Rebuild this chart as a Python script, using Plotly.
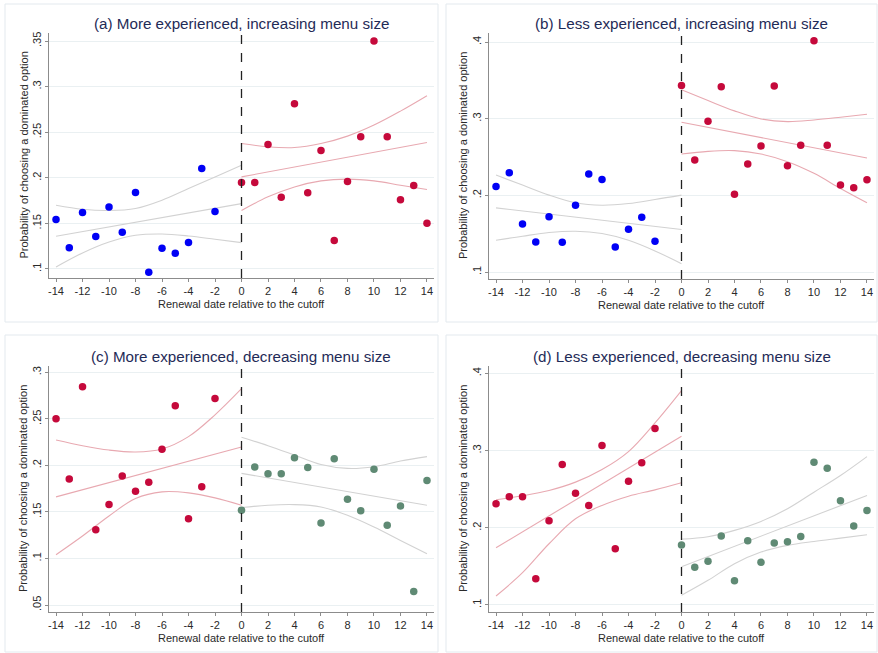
import plotly.graph_objects as go

# ---------------- data ----------------
x_pre = list(range(-14, -1))          # -14 ... -2
x_post = list(range(0, 15))           # 0 ... 14
x_fit_pre = [-14, -12, -10, -8, -6, -4, -2, 0]
x_fit_post = [0, 2, 4, 6, 8, 10, 12, 14]
x_line_pre = [-14, 0]
x_line_post = [0, 14]
x_ticks = [-14, -12, -10, -8, -6, -4, -2, 0, 2, 4, 6, 8, 10, 12, 14]
x_ticktext = ["-14", "-12", "-10", "-8", "-6", "-4", "-2", "0", "2", "4", "6", "8", "10", "12", "14"]

titles = ["(a) More experienced, increasing menu size",
          "(b) Less experienced, increasing menu size",
          "(c) More experienced, decreasing menu size",
          "(d) Less experienced, decreasing menu size"]
x_title = "Renewal date relative to the cutoff"
y_title = "Probability of choosing a dominated option"

# Panel (a)
a_pre = [0.1542, 0.1234, 0.1619, 0.1355, 0.1681, 0.1403, 0.1838, 0.0963, 0.1227, 0.1172, 0.1289, 0.2102, 0.1630]
a_post = [0.1948, 0.1948, 0.2365, 0.1787, 0.2812, 0.1835, 0.2299, 0.1311, 0.1959, 0.2449, 0.3500, 0.2449, 0.1758, 0.1915, 0.1501]
a_pre_fit = [0.1359, 0.1717]
a_pre_hi = [0.1699, 0.1655, 0.1641, 0.1663, 0.1754, 0.1882, 0.2010, 0.2138]
a_pre_lo = [0.1022, 0.1176, 0.1296, 0.1370, 0.1384, 0.1362, 0.1326, 0.1289]
a_post_fit = [0.2010, 0.2387]
a_post_hi = [0.2376, 0.2340, 0.2332, 0.2376, 0.2457, 0.2578, 0.2731, 0.2900]
a_post_lo = [0.1641, 0.1791, 0.1900, 0.1966, 0.1985, 0.1966, 0.1919, 0.1871]
a_yticks = [0.1, 0.15, 0.2, 0.25, 0.3, 0.35]
a_yticktext = [".1", ".15", ".2", ".25", ".3", ".35"]

# Panel (b)
b_pre = [0.2116, 0.2295, 0.1628, 0.1393, 0.1720, 0.1388, 0.1872, 0.2278, 0.2208, 0.1327, 0.1558, 0.1715, 0.1401]
b_post = [0.3433, 0.2461, 0.2967, 0.3416, 0.2016, 0.2409, 0.2644, 0.3425, 0.2387, 0.2653, 0.4018, 0.2653, 0.2134, 0.2099, 0.2204]
b_pre_fit = [0.1837, 0.1554]
b_pre_hi = [0.2265, 0.2134, 0.2003, 0.1903, 0.1872, 0.1894, 0.1946, 0.2003]
b_pre_lo = [0.1414, 0.1467, 0.1515, 0.1532, 0.1502, 0.1414, 0.1275, 0.1109]
b_post_fit = [0.2954, 0.2487]
b_post_hi = [0.3377, 0.3237, 0.3102, 0.2997, 0.2962, 0.2984, 0.3019, 0.3058]
b_post_lo = [0.2539, 0.2574, 0.2583, 0.2539, 0.2439, 0.2287, 0.2090, 0.1903]
b_yticks = [0.1, 0.2, 0.3, 0.4]
b_yticktext = [".1", ".2", ".3", ".4"]

# Panel (c)
c_pre = [0.2500, 0.1853, 0.2845, 0.1309, 0.1579, 0.1885, 0.1723, 0.1820, 0.2173, 0.2640, 0.1428, 0.1770, 0.2719]
c_post = [0.1518, 0.1982, 0.1910, 0.1910, 0.2083, 0.1978, 0.1381, 0.2072, 0.1637, 0.1514, 0.1960, 0.1356, 0.1565, 0.0644, 0.1838]
c_pre_fit = [0.1662, 0.2198]
c_pre_hi = [0.2273, 0.2212, 0.2165, 0.2144, 0.2176, 0.2309, 0.2543, 0.2824]
c_pre_lo = [0.1040, 0.1241, 0.1457, 0.1644, 0.1716, 0.1705, 0.1651, 0.1572]
c_post_fit = [0.1914, 0.1572]
c_post_hi = [0.2302, 0.2212, 0.2112, 0.2010, 0.1968, 0.1986, 0.2047, 0.2094]
c_post_lo = [0.1547, 0.1572, 0.1579, 0.1554, 0.1464, 0.1338, 0.1194, 0.1050]
c_yticks = [0.05, 0.1, 0.15, 0.2, 0.25, 0.3]
c_yticktext = [".05", ".1", ".15", ".2", ".25", ".3"]

# Panel (d)
d_pre = [0.2310, 0.2401, 0.2401, 0.1341, 0.2091, 0.2819, 0.2448, 0.2289, 0.3065, 0.1728, 0.2603, 0.2841, 0.3284]
d_post = [0.1776, 0.1487, 0.1565, 0.1892, 0.1315, 0.1832, 0.1552, 0.1802, 0.1819, 0.1888, 0.2849, 0.2772, 0.2349, 0.2022, 0.2224]
d_pre_fit = [0.1741, 0.3185]
d_pre_hi = [0.2362, 0.2414, 0.2483, 0.2591, 0.2754, 0.2987, 0.3358, 0.3776]
d_pre_lo = [0.1116, 0.1418, 0.1793, 0.2116, 0.2289, 0.2409, 0.2491, 0.2582]
d_post_fit = [0.1496, 0.2418]
d_post_hi = [0.1853, 0.1884, 0.1966, 0.2082, 0.2246, 0.2461, 0.2677, 0.2922]
d_post_lo = [0.1125, 0.1319, 0.1534, 0.1685, 0.1772, 0.1823, 0.1866, 0.1909]
d_yticks = [0.1, 0.2, 0.3, 0.4]
d_yticktext = [".1", ".2", ".3", ".4"]

# ---------------- styling ----------------
BLUE = "#0000f5"
RED = "#c5093b"
GREEN = "#5f8a74"
PINK_LINE = "#e8a9b1"
GRAY_LINE = "#d2d2d2"
TITLE_COLOR = "#1f2b57"
TEXT_COLOR = "#2a2a2a"
AXIS_COLOR = "#8c8c8c"
GRID_COLOR = "#eaf0f2"
FONT = "Liberation Sans, Arial, sans-serif"
W, H = 878, 653

panels = [
    dict(pre=a_pre, post=a_post, pre_fit=a_pre_fit, pre_hi=a_pre_hi, pre_lo=a_pre_lo,
         post_fit=a_post_fit, post_hi=a_post_hi, post_lo=a_post_lo,
         pre_col=BLUE, post_col=RED, pre_line=GRAY_LINE, post_line=PINK_LINE,
         yticks=a_yticks, ytext=a_yticktext, yrange=[0.0901, 0.3588],
         px=(49, 434), py=(33, 278)),
    dict(pre=b_pre, post=b_post, pre_fit=b_pre_fit, pre_hi=b_pre_hi, pre_lo=b_pre_lo,
         post_fit=b_post_fit, post_hi=b_post_hi, post_lo=b_post_lo,
         pre_col=BLUE, post_col=RED, pre_line=GRAY_LINE, post_line=PINK_LINE,
         yticks=b_yticks, ytext=b_yticktext, yrange=[0.0909, 0.4118],
         px=(489, 874), py=(33, 279)),
    dict(pre=c_pre, post=c_post, pre_fit=c_pre_fit, pre_hi=c_pre_hi, pre_lo=c_pre_lo,
         post_fit=c_post_fit, post_hi=c_post_hi, post_lo=c_post_lo,
         pre_col=RED, post_col=GREEN, pre_line=PINK_LINE, post_line=GRAY_LINE,
         yticks=c_yticks, ytext=c_yticktext, yrange=[0.0425, 0.3068],
         px=(49, 434), py=(366, 612)),
    dict(pre=d_pre, post=d_post, pre_fit=d_pre_fit, pre_hi=d_pre_hi, pre_lo=d_pre_lo,
         post_fit=d_post_fit, post_hi=d_post_hi, post_lo=d_post_lo,
         pre_col=RED, post_col=GREEN, pre_line=PINK_LINE, post_line=GRAY_LINE,
         yticks=d_yticks, ytext=d_yticktext, yrange=[0.0909, 0.4095],
         px=(489, 874), py=(366, 612)),
]

boxes = [(5, 4, 438, 322), (446, 4, 877, 322), (5, 335, 438, 652), (446, 335, 877, 652)]

fig = go.Figure()
layout = dict(width=W, height=H, margin=dict(l=0, r=0, t=0, b=0),
              paper_bgcolor="white", plot_bgcolor="white", showlegend=False,
              font=dict(family=FONT, size=11, color=TEXT_COLOR))
annotations = []
shapes = []

for i, p in enumerate(panels):
    n = "" if i == 0 else str(i + 1)
    xa, ya = "x" + n, "y" + n
    xdom = [p["px"][0] / W, p["px"][1] / W]
    ydom = [1 - p["py"][1] / H, 1 - p["py"][0] / H]

    def line(xs, ys, col, shape="spline"):
        fig.add_trace(go.Scatter(x=xs, y=ys, mode="lines", xaxis=xa, yaxis=ya,
                                 line=dict(color=col, width=1.1, shape=shape, smoothing=1.0),
                                 hoverinfo="skip"))

    line(x_fit_pre, p["pre_hi"], p["pre_line"])
    line(x_fit_pre, p["pre_lo"], p["pre_line"])
    line(x_line_pre, p["pre_fit"], p["pre_line"], "linear")
    line(x_fit_post, p["post_hi"], p["post_line"])
    line(x_fit_post, p["post_lo"], p["post_line"])
    line(x_line_post, p["post_fit"], p["post_line"], "linear")

    fig.add_trace(go.Scatter(x=x_pre, y=p["pre"], mode="markers", xaxis=xa, yaxis=ya,
                             marker=dict(color=p["pre_col"], size=7.5, line=dict(width=0))))
    fig.add_trace(go.Scatter(x=x_post, y=p["post"], mode="markers", xaxis=xa, yaxis=ya,
                             marker=dict(color=p["post_col"], size=7.5, line=dict(width=0))))

    layout["xaxis" + n] = dict(domain=xdom, anchor=ya, range=[-14.53, 14.53],
                               tickmode="array", tickvals=x_ticks, ticktext=x_ticktext,
                               showgrid=False, zeroline=False, showline=True,
                               linecolor=AXIS_COLOR, linewidth=1.2,
                               ticks="outside", ticklen=3, tickcolor=AXIS_COLOR,
                               tickfont=dict(size=11, color=TEXT_COLOR, family=FONT))
    layout["yaxis" + n] = dict(domain=ydom, anchor=xa, range=p["yrange"],
                               tickmode="array", tickvals=p["yticks"], ticktext=p["ytext"],
                               tickangle=-90, showgrid=True, gridcolor=GRID_COLOR, gridwidth=1,
                               zeroline=False, showline=True, linecolor=AXIS_COLOR, linewidth=1.2,
                               ticks="outside", ticklen=3, tickcolor=AXIS_COLOR,
                               tickfont=dict(size=11, color=TEXT_COLOR, family=FONT))

    # vertical dashed cutoff line
    shapes.append(dict(type="line", xref=xa, yref=ya + " domain", x0=0, x1=0, y0=0, y1=1,
                       line=dict(color="#222222", width=1.3, dash="dash")))

    xc = (xdom[0] + xdom[1]) / 2
    annotations.append(dict(text=titles[i], xref="paper", yref="paper", x=xc,
                            y=1 - (p["py"][0] - 9) / H, xanchor="center", yanchor="middle",
                            showarrow=False, font=dict(size=15.2, color=TITLE_COLOR, family=FONT)))
    annotations.append(dict(text=x_title, xref="paper", yref="paper", x=xc,
                            y=1 - (p["py"][1] + 26) / H, xanchor="center", yanchor="middle",
                            showarrow=False, font=dict(size=11, color=TEXT_COLOR, family=FONT)))
    annotations.append(dict(text=y_title, xref="paper", yref="paper",
                            x=(p["px"][0] - 26) / W, y=(ydom[0] + ydom[1]) / 2,
                            xanchor="center", yanchor="middle", textangle=-90,
                            showarrow=False, font=dict(size=11, color=TEXT_COLOR, family=FONT)))

for (x0, y0, x1, y1) in boxes:
    shapes.append(dict(type="rect", xref="paper", yref="paper",
                       x0=x0 / W, x1=x1 / W, y0=1 - y1 / H, y1=1 - y0 / H,
                       line=dict(color="#e3e9ee", width=1), fillcolor="rgba(0,0,0,0)", layer="below"))

layout["annotations"] = annotations
layout["shapes"] = shapes
fig.update_layout(**layout)
fig.write_html("out.html")
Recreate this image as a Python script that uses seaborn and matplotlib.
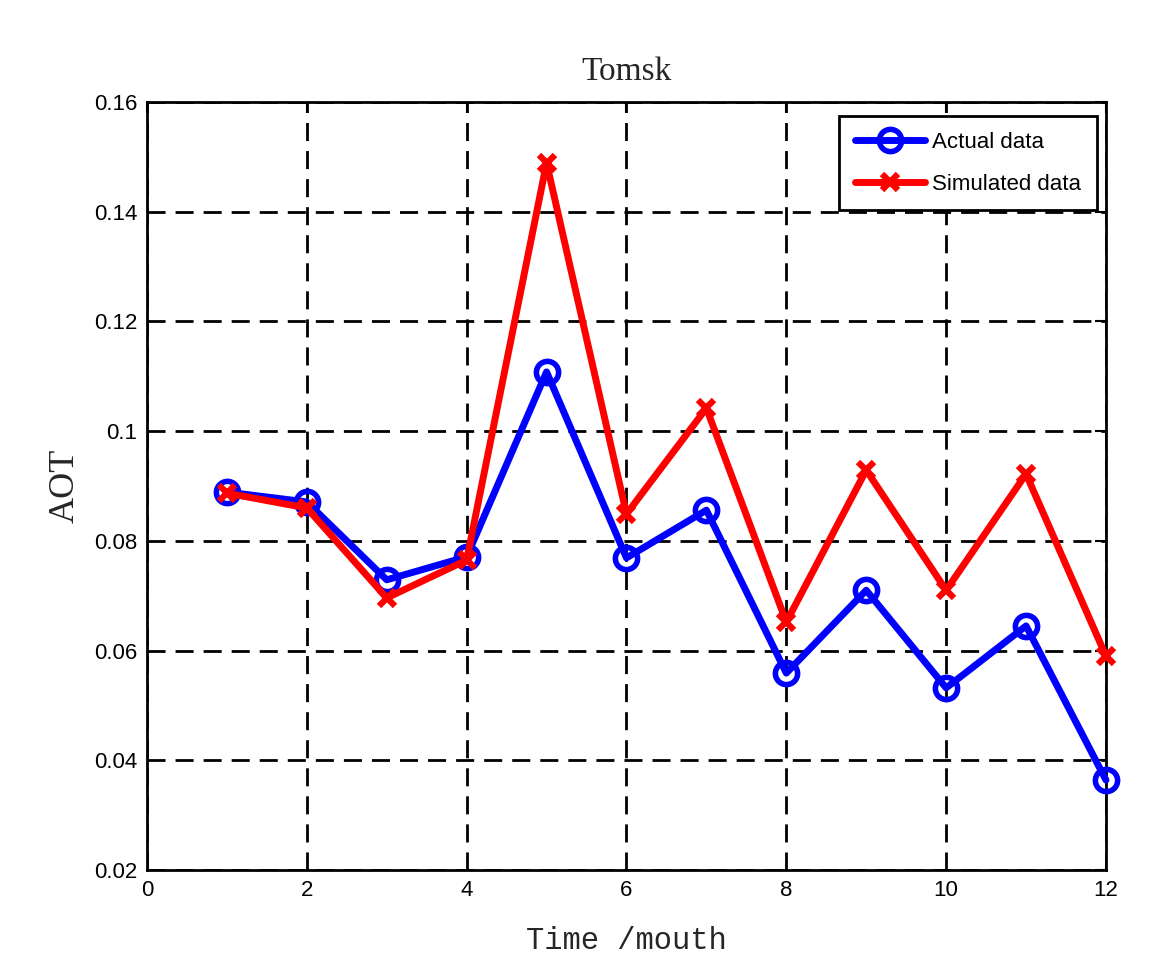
import matplotlib
matplotlib.use("Agg")
import matplotlib.pyplot as plt
import seaborn as sns
import pandas as pd

months = [1, 2, 3, 4, 5, 6, 7, 8, 9, 10, 11, 12]
actual = [0.0889, 0.0871, 0.0729, 0.0771, 0.1108, 0.0769, 0.0856, 0.0559, 0.0710, 0.0532, 0.0645, 0.0364]
simulated = [0.0887, 0.0860, 0.0696, 0.0765, 0.1489, 0.0849, 0.1042, 0.0652, 0.0929, 0.0710, 0.0922, 0.0590]
x_ticks = [0, 2, 4, 6, 8, 10, 12]
y_ticks = [0.02, 0.04, 0.06, 0.08, 0.10, 0.12, 0.14, 0.16]
y_tick_labels = ["0.02", "0.04", "0.06", "0.08", "0.1", "0.12", "0.14", "0.16"]

sns.set_theme(style="white")
plt.rcParams["font.family"] = ["Liberation Sans", "DejaVu Sans"]

df = pd.DataFrame({
    "month": months * 2,
    "AOT": actual + simulated,
    "series": ["Actual data"] * len(months) + ["Simulated data"] * len(months),
})

fig = plt.figure(figsize=(11.61, 9.68), dpi=100)
ax = fig.add_axes([0.1266, 0.1012, 0.826, 0.7934])

sns.lineplot(data=df[df.series == "Actual data"], x="month", y="AOT", ax=ax,
             color="#0000ff", linewidth=5, marker="o", markersize=16,
             markerfacecolor="none", markeredgecolor="#0000ff", markeredgewidth=4,
             label="Actual data", clip_on=False, zorder=3)
sns.lineplot(data=df[df.series == "Simulated data"], x="month", y="AOT", ax=ax,
             color="#ff0000", linewidth=5, marker="x", markersize=11,
             markeredgecolor="#ff0000", markeredgewidth=4.5,
             label="Simulated data", clip_on=False, zorder=4)

ax.set_xlim(0, 12)
ax.set_ylim(0.02, 0.16)
ax.set_xticks(x_ticks)
ax.set_xticklabels([str(t) for t in x_ticks])
ax.set_yticks(y_ticks)
ax.set_yticklabels(y_tick_labels)
ax.tick_params(axis="both", direction="in", length=8, width=1.5, labelsize=16,
               top=True, right=True, colors="black", pad=7)

ax.grid(True, color="black", linestyle=(0, (6.5, 3.6)), linewidth=2)
ax.set_axisbelow(True)
for s in ax.spines.values():
    s.set_color("black")
    s.set_linewidth(2)
    s.set_zorder(2.5)

ax.set_title("Tomsk", fontsize=24, family=["Liberation Serif", "DejaVu Serif"], pad=16)
ax.set_xlabel("Time /mouth", fontsize=22, family=["Liberation Mono", "DejaVu Sans Mono"], labelpad=18)
ax.set_ylabel("AOT", fontsize=26, family=["Liberation Serif", "DejaVu Serif"], labelpad=9)

leg = ax.legend(loc="upper right", fontsize=16, frameon=True, fancybox=False,
                edgecolor="black", framealpha=1, borderpad=0.7, handlelength=3.15,
                handletextpad=0.35, labelspacing=0.95, borderaxespad=0,
                bbox_to_anchor=(0.9906, 0.9818))
leg.get_frame().set_linewidth(2)
for t in leg.get_texts():
    t.set_color("black")

fig.savefig("out.png", dpi=100, facecolor="white")
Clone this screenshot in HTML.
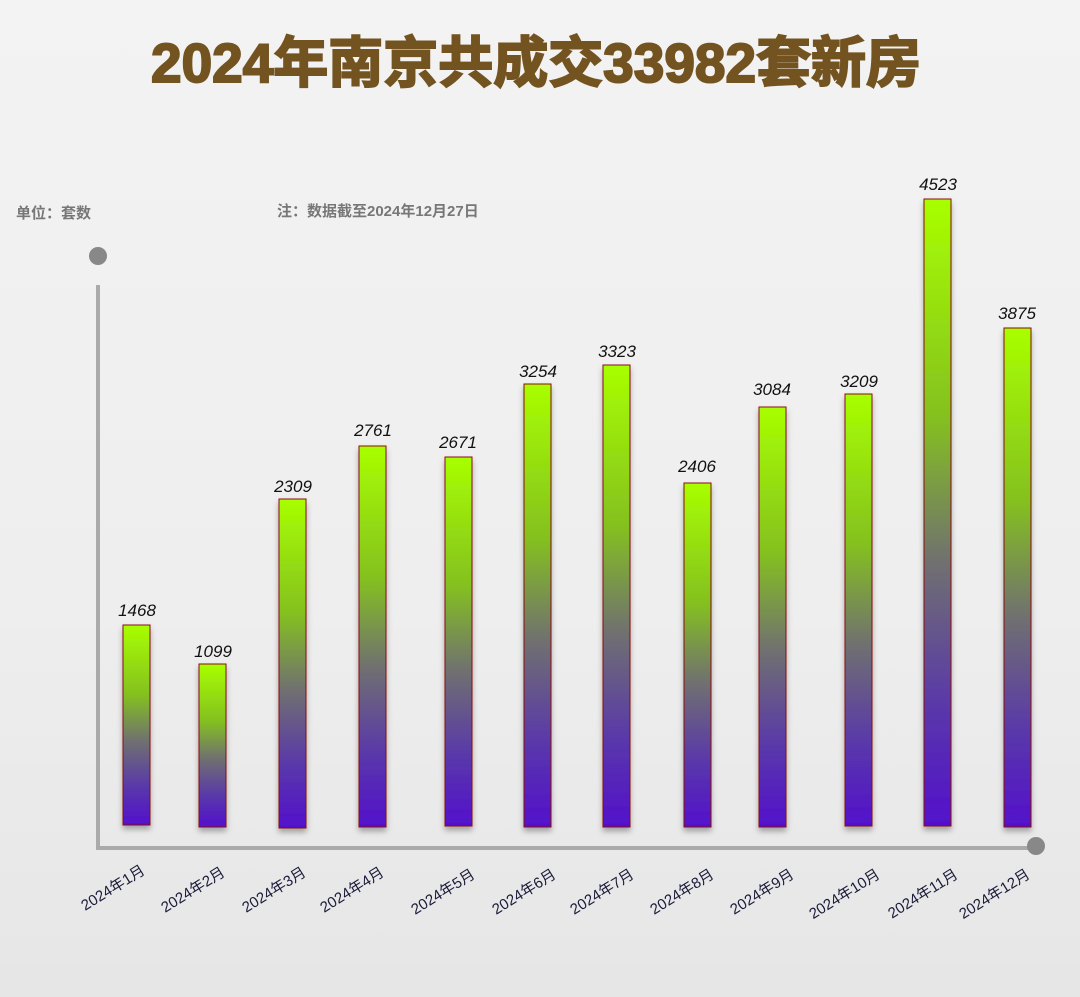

• Directive: Going through the data above, count the lines where the string "this" appears, and answer with only that number.

• Task response: 3